Circular RNAs in cancer: opportunities and challenges in the field

Abstract

Circular RNA (circRNA) is a novel member of the noncoding cancer genome with distinct properties and diverse cellular functions, which is being explored at a steadily increasing pace. The list of endogenous circRNAs involved in cancer continues to grow; however, the functional relevance of the vast majority is yet to be discovered. In general, circRNAs are exceptionally stable molecules and some have been shown to function as efficient microRNA sponges with gene-regulatory potential. Many circRNAs are highly conserved and have tissue-specific expression patterns, which often do not correlate well with host gene expression. Here we review the current knowledge on circRNAs in relation to their implications in tumorigenesis as well as their potential as diagnostic and prognostic biomarkers and as possible therapeutic targets in future personalized medicine. Finally, we discuss future directions for circRNA cancer research and current caveats, which must be addressed to facilitate the translation of basic circRNA research into clinical use.

Figure 1

Mechanisms of circRNA biogenesis. (a) Efficient back splicing and circRNA generation requires that the 3′-end of an exon be located in close proximity to an upstream 5′-end of the same or another exon. This may be facilitated by the formation of a looping structure held in place by complementary base pairing of the RNA, for example, due to the presence of flanking reverse complementary Alu repeats.

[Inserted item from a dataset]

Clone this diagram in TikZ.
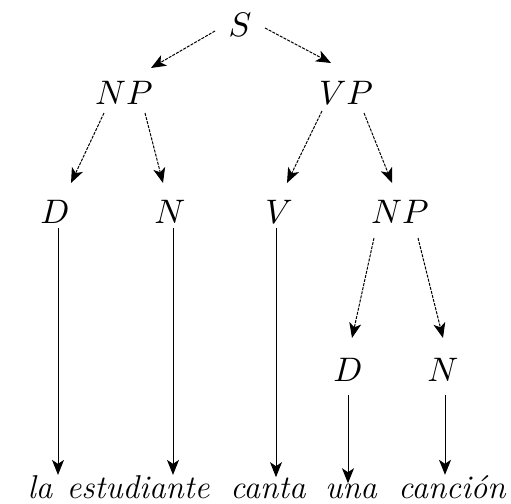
\documentclass[tikz,border=0pt]{standalone}
\usepackage{graphicx}
\usetikzlibrary{arrows.meta,calc}
\newcommand{\bigcat}[1]{\scalebox{3.4}{$#1$}}
\begin{document}
\begin{tikzpicture}[x=1pt,y=-1pt,
  cat/.style={inner sep=3pt},
  word/.style={inner sep=2pt,anchor=base,font=\fontsize{33}{38}\selectfont\itshape},
  arr/.style={line width=1pt,-{Stealth[length=15pt,width=12pt,inset=4pt]}},
  darr/.style={arr,dash pattern=on 3pt off 1.2pt}]
\useasboundingbox (0,0) rectangle (511,503);
% categories
\node[cat] (S)   at (240,25)  {\bigcat{S}};
\node[cat] (NP)  at (124,93)  {\bigcat{NP}};
\node[cat] (VP)  at (346,93)  {\bigcat{VP}};
\node[cat] (D)   at (55,212)  {\bigcat{D}};
\node[cat] (N)   at (170,212) {\bigcat{N}};
\node[cat] (V)   at (279,212) {\bigcat{V}};
\node[cat] (NPb) at (400,212) {\bigcat{NP}};
\node[cat] (Db)  at (348,370) {\bigcat{D}};
\node[cat] (Nb)  at (443,370) {\bigcat{N}};
% words
\node[word] (la)  at (40,498)  {la};
\node[word] (est) at (138,498) {estudiante};
\node[word] (can) at (268,498) {canta};
\node[word] (una) at (351,498) {una};
\node[word] (cnc) at (452,498) {canción};
% diagonal connectors
\draw[darr] ($(S)+(-25,6)$)   -- ($(NP)+(27,-25)$);
\draw[darr] ($(S)+(25,3)$)    -- ($(VP)+(-15,-30)$);
\draw[darr] ($(NP)+(-20,20)$) -- ($(D)+(16,-29)$);
\draw[darr] ($(NP)+(21,20)$)  -- ($(N)+(-7,-29)$);
\draw[darr] ($(VP)+(-24,18)$) -- ($(V)+(8,-29)$);
\draw[darr] ($(VP)+(18,20)$)  -- ($(NPb)+(-8,-29)$);
\draw[darr] ($(NPb)+(-26,26)$) -- ($(Db)+(4,-32)$);
\draw[darr] ($(NPb)+(18,26)$)  -- ($(Nb)+(0,-32)$);
% vertical connectors
\coordinate (dD) at ($(D.south)+(3,1)$);
\coordinate (dN) at ($(N.south)+(3,1)$);
\coordinate (dV) at ($(V.south)+(-3,1)$);
\coordinate (dDb) at ($(Db.south)+(0,10)$);
\coordinate (dNb) at ($(Nb.south)+(2,10)$);
\draw[arr] (dD) -- ($(dD |- la.north)+(0,2)$);
\draw[arr] (dN) -- ($(dN |- est.north)+(0,2)$);
\draw[arr] (dV) -- ($(dV |- can.north)+(0,2)$);
\draw[arr] (dDb) -- ($(dDb |- una.north)+(0,2)$);
\draw[arr] (dNb) -- ($(dNb |- cnc.north)+(0,2)$);
\end{tikzpicture}
\end{document}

Alternatively, the looping structure may be held in place by binding of dimerizing RNA binding proteins with corresponding binding motifs present in the flanking regions. The small arrows indicate the back-splicing junctions of the circular splicing products. (b) Alternatively, circRNAs can be generated from an exon-containing lariat precursor created by an exon-skipping event followed by internal splicing depending on the kinetics of splicing versus debranching and exonuclease-mediated degradation.

Figure 2

Putative functions of circRNAs in cancer. (a) Many circRNAs are likely to function as miRNA sponges or decoys. Binding of miRNAs to circRNAs may release target mRNAs from miRNA-dependent degradation resulting in more efficient translation. (b) Exon–intron circRNAs have been shown to associate with RNA pol II and enhance the transcription of their parental genes via interaction with U1 snRNP. Splicing and transcription of many genes may also be indirectly regulated through a competition between canonical splicing and back splicing. However, it is largely unknown which factors may impinge on the balance between circRNA and canonical linear splicing. (c) CircRNAs with binding motifs for an enzyme and its substrate may function as scaffolds facilitating co-localization and reaction kinetics. (d) CircRNAs with RNA-binding protein-binding motifs may function as sponges or decoys for proteins and thereby regulate their activity. (e) CircRNAs with IRES elements and AUG sites may, under certain circumstances, be used as templates for translation; however, it is currently unknown if this has any relevance in cancer.

Figure 3

Circular RNAs involved in the hallmarks of cancer. Tumor-suppressor circRNAs are indicated in green and circRNAs with oncogenic properties are indicated in black.